The lesson to learn from the experience of international markets is not to have derivatives markets overly complicated with the use of complex products, Austen added.
Despite cautiously permitting some bond issuers to default since 2014, doubts remain as to how far the government is really willing to go when so many companies are state-linked and when policymakers are highly sensitive to the risk of financial instability, the report said.
Ying Wang, Fitch’s senior director based in Shanghai, told
Reuters that the trading probably did not reflect worries about underlying creditworthiness of the firms.
“This is more likely to be a test of the new CDS scheme rather than concerns over (specific) credit risk. SOEs are usually the first batch of candidates to participate in new regulatory tools,” he said.
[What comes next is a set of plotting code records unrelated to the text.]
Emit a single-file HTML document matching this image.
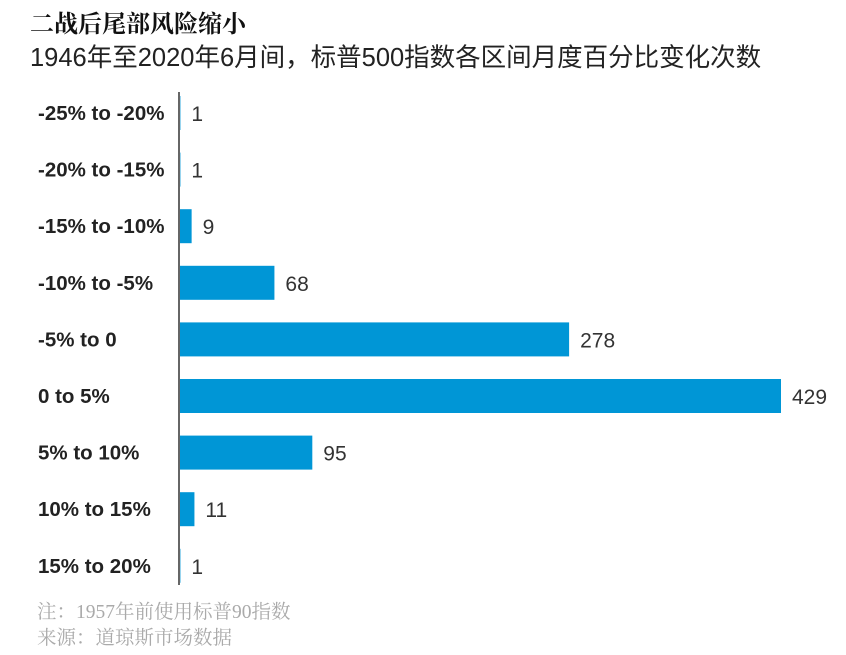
<!DOCTYPE html>
<html><head><meta charset="utf-8"><style>
body{margin:0;background:#fff;width:846px;height:655px;overflow:hidden;position:relative;font-family:"Liberation Sans","Noto Sans CJK SC",sans-serif}
.t{position:absolute;white-space:nowrap}
</style></head><body>
<div class="t" style="left:30px;top:4px;font-size:24px;font-weight:bold;font-family:'Liberation Serif','Noto Serif CJK SC',serif;color:#111">二战后尾部风险缩小</div>
<div class="t" style="left:30px;top:37px;font-size:25.5px;color:#222;font-family:'Liberation Sans','Noto Sans CJK SC',sans-serif">1946年至2020年6月间，标普500指数各区间月度百分比变化次数</div>
<svg id="c" width="846" height="655" style="position:absolute;left:0;top:0"></svg>
<div class="t" style="left:37px;top:596px;font-size:19.5px;color:#aaa;font-family:'Liberation Serif','Noto Serif CJK SC',serif">注：1957年前使用标普90指数</div>
<div class="t" style="left:37px;top:622px;font-size:19.5px;color:#aaa;font-family:'Liberation Serif','Noto Serif CJK SC',serif">来源：道琼斯市场数据</div>
<script>
const categories=["-25% to -20%","-20% to -15%","-15% to -10%","-10% to -5%","-5% to 0","0 to 5%","5% to 10%","10% to 15%","15% to 20%"];
const values=[1,1,9,68,278,429,95,11,1];
const NS="http://www.w3.org/2000/svg";
const svg=document.getElementById('c');
const x0=179,pxPer=(781-179)/429;
const xS=v=>x0+v*pxPer;
const yC=i=>113+i*56.6;
function mk(t,a){const e=document.createElementNS(NS,t);for(const k in a)e.setAttribute(k,a[k]);svg.appendChild(e);return e;}
categories.forEach((c,i)=>{
  const l=mk('text',{x:38,y:yC(i)+7,'font-size':20.5,'font-weight':'bold',fill:'#222','font-family':'Liberation Sans, sans-serif'});
  l.textContent=c;
  
  
  const b=mk('rect',{x:x0,y:yC(i)-17,width:Math.max(0,xS(values[i])-x0),height:34,fill:'#0096d6'});
  
  
  const v=mk('text',{x:xS(values[i])+11,y:yC(i)+8,'font-size':21,fill:'#333','font-family':'Liberation Sans, sans-serif'});
  v.textContent=values[i];
  
  
});
const ax=mk('line',{x1:x0,x2:x0,y1:92,y2:585,stroke:'#666','stroke-width':2});


</script>
</body></html>
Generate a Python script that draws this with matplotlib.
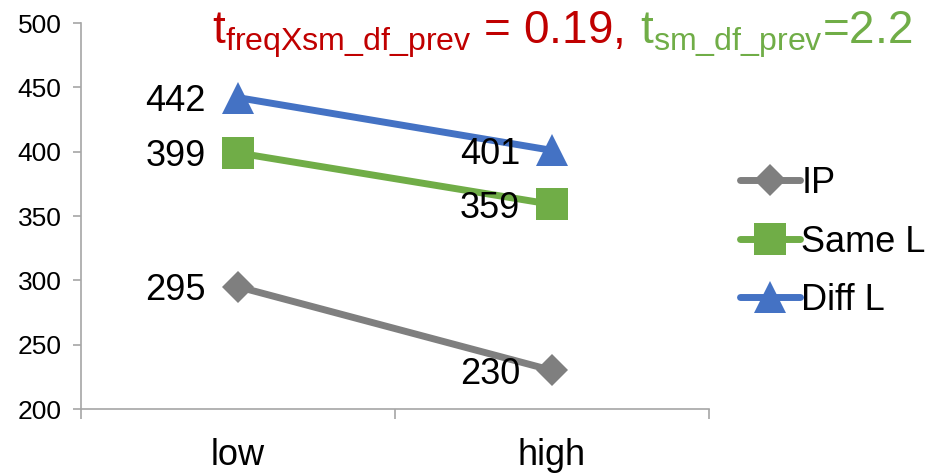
import matplotlib.pyplot as plt
from matplotlib.ticker import FixedLocator

plt.rcParams['font.family'] = ['Liberation Sans', 'DejaVu Sans']
plt.rcParams['mathtext.fontset'] = 'custom'
plt.rcParams['mathtext.rm'] = 'Liberation Sans'
plt.rcParams['mathtext.it'] = 'Liberation Sans:italic'

# data
categories = ['low', 'high']
ip = [295, 230]
same_l = [399, 359]
diff_l = [442, 401]
series_names = ['IP', 'Same L', 'Diff L']
y_ticks = [200, 250, 300, 350, 400, 450, 500]

colors = ['#7F7F7F', '#70AD47', '#4472C4']
markers = ['D', 's', '^']
msizes = [16.5, 23, 23]

fig = plt.figure(figsize=(9.3, 4.73), dpi=100)
ax = fig.add_axes([81 / 930, 1 - 409 / 473, 628 / 930, 386 / 473])

x = list(range(len(categories)))
for vals, name, c, m, ms in zip([ip, same_l, diff_l], series_names, colors, markers, msizes):
    ax.plot(x, vals, color=c, lw=5, marker=m, markersize=ms, label=name,
            solid_capstyle='round', markeredgewidth=0)
    for xi, v in zip(x, vals):
        ax.annotate(str(v), (xi, v), xytext=(-23, 0), textcoords='offset points',
                    ha='right', va='center_baseline', fontsize=26)

ax.set_xlim(-0.5, 1.5)
ax.set_ylim(200, 500)
ax.set_yticks(y_ticks)
ax.set_xticks(x)
ax.set_xticklabels(categories, fontsize=26)
ax.xaxis.set_minor_locator(FixedLocator([-0.5, 0.5, 1.5]))
ax.tick_params(axis='x', which='major', length=0, pad=21)
ax.tick_params(axis='x', which='minor', length=7, color='#A6A6A6', width=1.2)
ax.tick_params(axis='y', labelsize=19, length=6, color='#A6A6A6', width=1.2, pad=8)

for s in ['top', 'right']:
    ax.spines[s].set_visible(False)
for s in ['left', 'bottom']:
    ax.spines[s].set_color('#A6A6A6')
    ax.spines[s].set_linewidth(1.2)

# title made of two coloured pieces
t1 = fig.text(212 / 930, 1 - 44 / 473, r'$\mathregular{t_{freqXsm\_df\_prev}}$ = 0.19,',
              color='#C00000', fontsize=33, ha='left', va='baseline')
ax.annotate(r'$\mathregular{t_{sm\_df\_prev}}$=2.2', xy=(1, 0), xycoords=t1,
            xytext=(12, 0), textcoords='offset points',
            color='#70AD47', fontsize=33, ha='left', va='bottom',
            annotation_clip=False)

fig.legend(loc='center left', bbox_to_anchor=(740 / 930, 1 - 242 / 473),
           frameon=False, fontsize=26, handlelength=1.65, handletextpad=0.05,
           labelspacing=0.65, borderpad=0, borderaxespad=0)

fig.savefig('out.png', dpi=100)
Analysts said widespread pricing distortions in China’s bond market mean risk premiums between higher and lower rated corporate bonds are narrow, which in turn makes it difficult to effectively price CDS.
As the pace of defaults have slowed, so too has the credit differentiation in China’s $7.5 million bond market.
Goldman Sachs estimated there was only one default in the domestic Chinese bond market in the third quarter, compared with at least 10 in the first half of the year, the report said.